Traditional ERP remains viable when the organization has stable operations, significant sunk investment in custom logic, limited appetite for process redesign, or regulatory and operational constraints that favor controlled change. In these cases, the priority may be to rationalize integrations, improve reporting architecture, and reduce technical debt before moving toward a more AI-enabled ERP core.
- Choose AI ERP when modernization is a strategic priority and the business is prepared to invest in data governance, process discipline, and SaaS operating model maturity.
- Choose traditional ERP optimization when continuity, specialized customization, and phased transformation are more important than immediate platform standardization.
- In either case, evaluate integration architecture as a board-level operational capability, not a technical afterthought.
A practical platform selection framework for distribution leaders
A disciplined evaluation should score both options across operational fit, integration maintainability, cloud operating model alignment, data readiness, implementation complexity, resilience, and five-year TCO. Leaders should also test realistic scenarios: supplier delay response, cross-dock inventory visibility, customer-specific pricing exceptions, acquisition onboarding, and branch-level service recovery.
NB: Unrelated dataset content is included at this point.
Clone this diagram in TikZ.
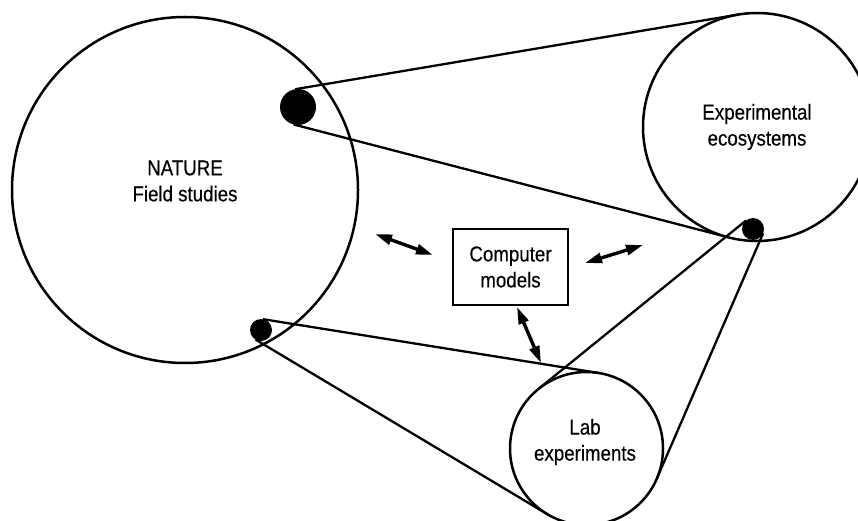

These scenarios reveal more than generic demos.
The most effective procurement teams separate three questions: what the business needs to standardize, what it needs to differentiate, and what it can realistically govern. AI ERP often wins on standardization and intelligence. Traditional ERP often wins on preserving differentiation through customization. The right answer depends on whether that differentiation still creates business value or simply reflects historical process drift.
For most distribution leaders, the decision is not whether AI matters. It is whether the enterprise is ready to support an ERP integration model that turns data into coordinated action. That is the real comparison, and it should guide architecture, procurement, and modernization planning.